Ce produit permet un traitement précoce de l'intoxication par le glycol, gage d'une amélioration importante du pronostic, même dans des hopitaux qui ne disposent pas d'un service de dialyse. Lui aussi, fort logiquement, a reçu une ASMR de niveau I.
Jean-Charles Schwartz : histamine, dopamine et neuropeptides
Dans le monde de la recherche, on ne présente pas Jean-Charles Schwartz, pharmacien et docteur ès sciences qui, depuis 1998, dirige l'IFR Broca - Sainte-Anne, regroupant 8 unités de recherche INSERM et services cliniques, et qui est également vice-président du conseil d'administration de l'INSERM. Le curriculum de Jean-Charles Schwartz est trop long et prestigieux pour être résumé ici, d'autant qu'il vient de s'allonger : Jean-Charles Schwartz a reçu le prix Galien, volet recherche.
Une récompense bien méritée par l'auteur et par son équipe l'unité INSERM 109, qui se sont consacrés à l'identification de cibles moléculaires conduisant à de nouvelles classes utilisées comme outils pharmacologiques et pouvant mener à la découverte de médicaments nouveaux. Des recherches ont été menées dans des domaines différents, dont on retiendra les principaux :
- L'histamine cérébrale. Jean-Charles Schwartz et son équipe ayant découvert le récepteur H3, ainsi que les premiers agonistes et antagonistes, dont certains ont conduit à des essais cliniques. En 2000, la même équipe a montré la nature constitutive du récepteur H3 en l'absence d'histamine.
- Des récepteurs de la dopamine, avec la découverte d'isoformes du récepteur D2 avant la démonstration d'existence d'un récepteur D3. Un premier agoniste D3 est actuellement en essai clinique de phase II, principalement dans le traitement des toxicomanies.
- Les neuropeptidases : la première enzyme étudiée a été l'enképhalinase dont un inhibiteur a été mis au point avec la collaboration de l'équipe de B. Roques, un autre prix Galien. Un second inhibiteur, le racédotril, étudié en collaboration avec Jacques Costentin (Rouen), a révélé des effets antisécrétoires : il est devenu le Tiorfan, antidiarrhéïque commercialisé dans plus de cinquante pays.
En allant plus loin, M. Schwartz, en collaboration avec Pierre et Lucette Duhamel, a mis au point les premiers inhibiteurs mixtes de l'enzyme de conversion de l'angiotensine et de l'enképhalinase, à activité antihypertensive. L'un de ces inhibiteurs de vasopeptidase, le fasidotril, est en essai clinique de phase IIb.

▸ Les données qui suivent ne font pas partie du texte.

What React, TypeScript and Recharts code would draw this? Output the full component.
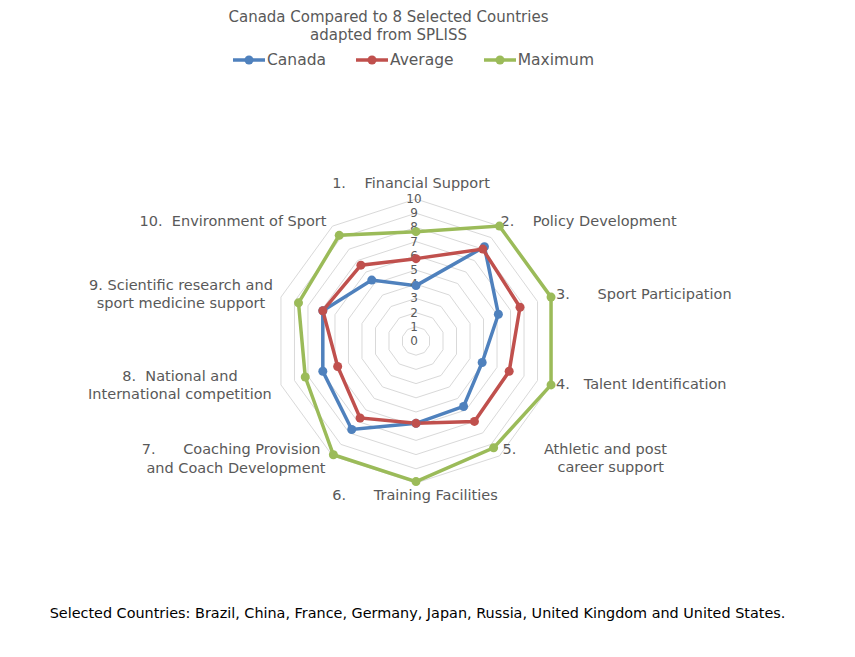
import React from 'react';
import {
  RadarChart,
  Radar,
  PolarGrid,
  PolarAngleAxis,
  PolarRadiusAxis,
} from 'recharts';

const categories = [
  '1.    Financial Support',
  '2.    Policy Development',
  '3.      Sport Participation',
  '4.   Talent Identification',
  '5.      Athletic and post|career support',
  '6.      Training Facilities',
  '7.      Coaching Provision|and Coach Development',
  '8.  National and|International competition',
  '9. Scientific research and|sport medicine support',
  '10.  Environment of Sport',
];
const canada = [3.9, 8.2, 6.1, 4.9, 5.7, 5.8, 7.7, 6.9, 6.9, 5.3];
const average = [5.8, 8.0, 7.7, 6.9, 7.0, 5.8, 6.7, 5.8, 6.9, 6.6];
const maximum = [7.7, 10, 10, 10, 9.3, 9.9, 9.9, 8.2, 8.7, 9.2];
const radiusTicks = [0, 1, 2, 3, 4, 5, 6, 7, 8, 9, 10];

const data = categories.map((c, i) => ({
  category: c,
  canada: canada[i],
  average: average[i],
  maximum: maximum[i],
}));

const W = 855;
const H = 657;
const CX = 416;
const CY = 341;
const R = 142;
const FONT = '"Century Gothic", "DejaVu Sans", sans-serif';
const GREY = '#595959';

// label placement relative to each spoke's outer vertex
const labelLayout: { anchor: string; lines: [number, number][] }[] = [
  { anchor: 'middle', lines: [[-5, -16]] },
  { anchor: 'start', lines: [[1, -5]] },
  { anchor: 'start', lines: [[5, -3]] },
  { anchor: 'start', lines: [[5, -1]] },
  { anchor: 'start', lines: [[3, -7], [58, 11]] },
  { anchor: 'middle', lines: [[-1, 12]] },
  { anchor: 'end', lines: [[-12, -7], [-7, 12]] },
  { anchor: 'middle', lines: [[-101, -9], [-101, 9]] },
  { anchor: 'middle', lines: [[-100, -12], [-100, 6]] },
  { anchor: 'end', lines: [[-6, -5]] },
];

const AngleTick = (props: any) => {
  const i = props.payload.index ?? categories.indexOf(props.payload.value);
  const a = ((90 - i * 36) * Math.PI) / 180;
  const vx = CX + R * Math.cos(a);
  const vy = CY - R * Math.sin(a);
  const lay = labelLayout[i];
  const parts = String(props.payload.value).split('|');
  return (
    <g>
      {parts.map((t, k) => (
        <text
          key={k}
          x={vx + lay.lines[k][0]}
          y={vy + lay.lines[k][1]}
          textAnchor={lay.anchor as any}
          dominantBaseline="central"
          fill={GREY}
          fontSize={14.5}
          fontFamily={FONT}
          style={{ whiteSpace: 'pre' }}
        >
          {t}
        </text>
      ))}
    </g>
  );
};

const RadiusTick = (props: any) => (
  <text
    x={props.x - 2}
    y={props.y}
    textAnchor="middle"
    dominantBaseline="central"
    fill={GREY}
    fontSize={12}
    fontFamily={FONT}
  >
    {props.payload.value}
  </text>
);

const series = [
  { key: 'canada', name: 'Canada', color: '#4f81bd' },
  { key: 'average', name: 'Average', color: '#c0504d' },
  { key: 'maximum', name: 'Maximum', color: '#9bbb59' },
];

const LegendMark = ({ color }: { color: string }) => (
  <svg width={32} height={10} style={{ marginRight: 2 }}>
    <line x1={0} y1={5} x2={32} y2={5} stroke={color} strokeWidth={3.5} />
    <circle cx={16} cy={5} r={4.5} fill={color} />
  </svg>
);

const makeDot = (color: string) => (p: any) => (
  <circle key={`${color}-${p.index}`} cx={p.cx} cy={p.cy} r={4.5} fill={color} />
);

export default function App() {
  return (
    <div style={{ position: 'absolute', left: 0, top: 0, width: W, height: H, background: '#fff', fontFamily: FONT }}>
      <div style={{ position: 'absolute', left: 0, width: 777, top: 8, textAlign: 'center', color: GREY, fontSize: 15, lineHeight: '18px' }}>
        Canada Compared to 8 Selected Countries
        <br />
        adapted from SPLISS
      </div>
      <div style={{ position: 'absolute', left: 0, width: 827, top: 51, display: 'flex', justifyContent: 'center', color: GREY, fontSize: 15.5 }}>
        {series.map((s) => (
          <div key={s.key} style={{ display: 'flex', alignItems: 'center', margin: '0 15px' }}>
            <LegendMark color={s.color} />
            <span>{s.name}</span>
          </div>
        ))}
      </div>
      <RadarChart
        width={W}
        height={H}
        data={data}
        cx={CX}
        cy={CY}
        outerRadius={R}
        style={{ position: 'absolute', left: 0, top: 0 }}
      >
        <PolarGrid gridType="polygon" radialLines={false} stroke="#d9d9d9" />
        <PolarAngleAxis dataKey="category" tick={AngleTick} tickLine={false} axisLine={false} />
        <PolarRadiusAxis
          angle={90}
          domain={[0, 10]}
          ticks={radiusTicks as any}
          tickCount={11}
          axisLine={false}
          tickLine={false}
          tick={RadiusTick}
        />
        {series.map((s) => (
          <Radar
            key={s.key}
            dataKey={s.key}
            name={s.name}
            stroke={s.color}
            strokeWidth={3.5}
            fill="none"
            fillOpacity={0}
            dot={makeDot(s.color)}
            isAnimationActive={false}
          />
        ))}
      </RadarChart>
      <div style={{ position: 'absolute', left: 0, width: 835, top: 605, textAlign: 'center', color: '#000', fontSize: 14.4 }}>
        Selected Countries: Brazil, China, France, Germany, Japan, Russia, United Kingdom and United States.
      </div>
    </div>
  );
}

Ces exemples montrent l'importance des recherches réalisées par l'équipe de l'unité INSERM 109 de Jean-Charles Schwartz animée également par J.-M. Arrang, P. Sokoloff et R. Pumain. En outre, les développements de ces recherches sont les signes avant-coureurs de l'évolution des rapports entre équipes de recherches publiques et industries privées. D'une part, le développement de certaines molécules a été mené conjointement avec d'autres équipes de recherches publiques (B. Roques, J. Costentin et C. Wermuth). D'autre part, ce développement a abouti dans certains cas à des médicaments, ce qui a conduit J.-C. Schwartz à cofonder avec Jean-Marie Lecomte Bioprojet Pharma, un laboratoire qui a déjà commercialisé le Tiorfan et qui développe le fasidotril, auquel il est fait allusion plus haut.
Des types de collaboration fréquents dans le monde anglo-saxon, mais encore trop rares dans notre pays.
Au total, on peut donc dire que le Galien 2001 nous a réservé une cuvée de très haut niveau et que, en outre, il nous permet de découvir toutes les facettes complémentaires de la recherche pharmaceutique moderne.